Reputation: 3208
I'm having some issues with character encoding, and in this special case with Polish characters.
I need to replace all none windows-1252 characters with a windows-1252 equivalent. I had this working until I needed to work with Polish characters. How can I replace these characters?
The é
for example is a windows-1252 character and must stay this way. But the ł
is not a windows-1252 character and must be replaced with its equivalent (or stripped if it hasn't a equivalent).
I tried this:
import unicodedata
text = "Racławicka Rógé"
tmp = unicodedata.normalize('NFKD', text).encode('ascii', 'ignore')
print(tmp.decode("utf-8"))
This prints:
Racawicka Roge
But now the ó
and é
are both encoded to o
and e
.
How can I get this right?
Upvotes: 3
Views: 3840
Reputation: 1249
If you are not handling with big texts, just like your example, you can make use of Unidecode library with the solution provided by jonrsharpe.
from unidecode import unidecode
text = u'Racławicka Rógé'
result = ''
for i in text:
try:
result += i.encode('1252').decode('1252')

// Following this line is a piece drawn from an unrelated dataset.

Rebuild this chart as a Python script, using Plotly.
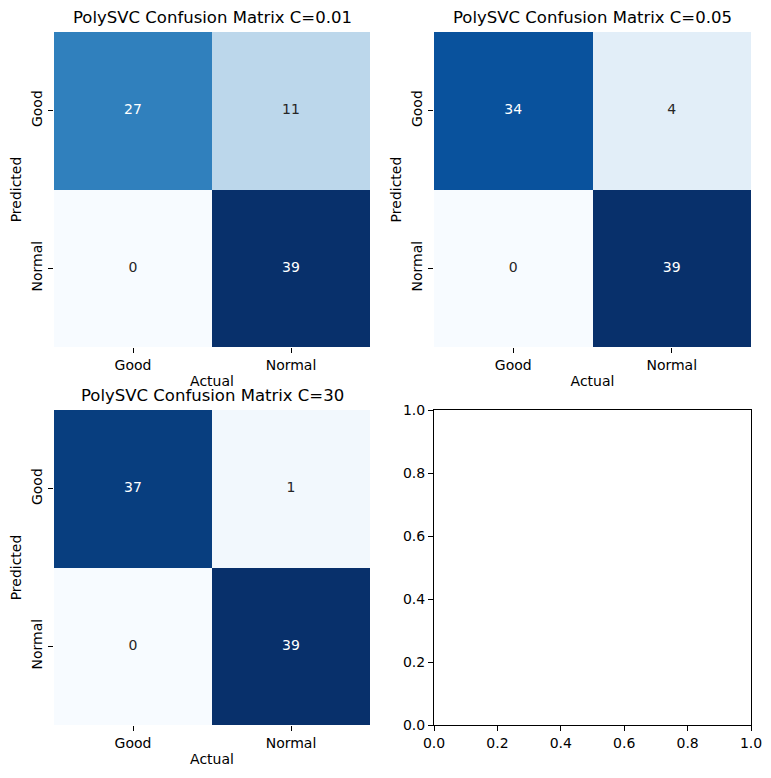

except (UnicodeEncodeError, UnicodeDecodeError):
result += unidecode(i)
print result # which will be 'Raclawicka Rógé'
Upvotes: 0
Reputation: 122089
If you want to move to 1252
, that's what you should tell encode
and decode
:
>>> text = "Racławicka Rógé"
>>> text.encode('1252', 'ignore').decode('1252')
'Racawicka Rógé'
Upvotes: 4